The second level, "Comprehensive security detection", supports more complex options to improve detection and response, including a ransomware readiness assessment. In the third level, "Advanced security detection", we will introduce tailored exercises like APT simulations and sector-oriented tests based on our threat intelligence.

The mnemonic Purple Team platform provides a visual overview of the planning, execution, reporting and tracking of these deliveries over time. Automation enables us to repeat exercises easily, show organisations how easy it is to start with Purple Team, and rapidly improve their detection and response.

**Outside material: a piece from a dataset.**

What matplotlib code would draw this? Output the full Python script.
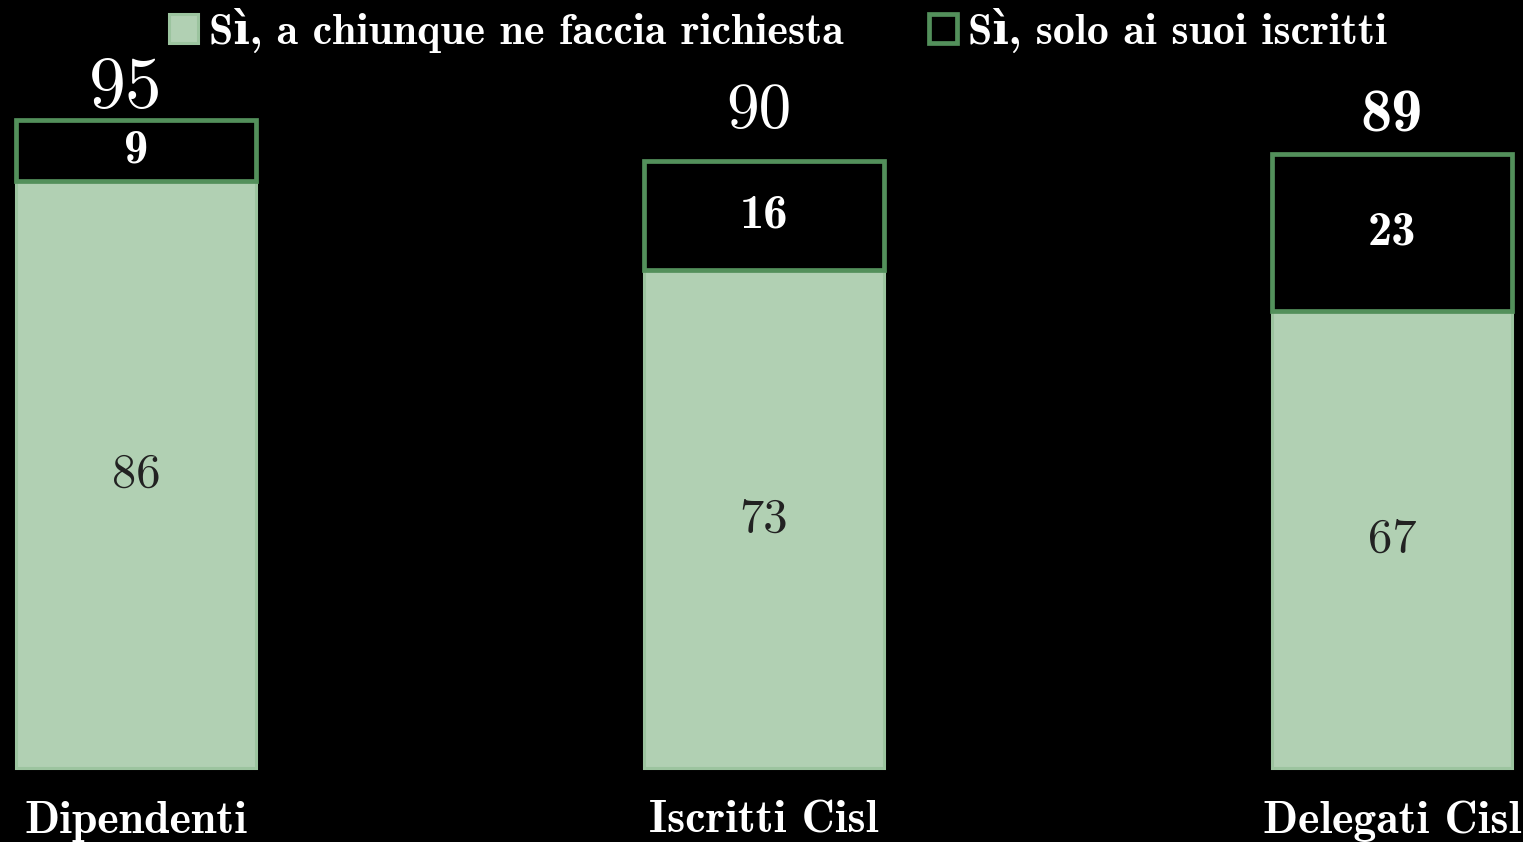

Involving multiple discipline areas

As discussed in this blog post, integrating the Blue Team is critical to a successful Purple Team exercise. mnemonic is in a unique position where we often end up being both the Red and Blue Team on behalf of our customers. We deliver Purple Team as a Red Team-driven service with our Technical Risk Services (TRS) department. However, we're now gradually involving several of our other discipline areas in different ways, through for instane developing threat intelligence-based test cases and scenarios, building resilient detection and response procedures, improving and creating detailed detection signatures, providing strategic recommendations around detection and response in the context of business risk, and integrating our Argus platform and our MDR services with our Purple Team exercises.

Purple Team and MDR

In addition to everyone involved, we are integrating our 24/7 threat detection and response service Managed Detection and Response (MDR), with Purple Team. This combination has proven to be a success. We continuously improve the MDR service by conducting Purple Team exercises in mnemonic with MDR as the core detection mechanism. This approach benefits our customers and ourselves, making us all more resilient to attacks. Overall, this makes Purple Team and MDR a winning combination.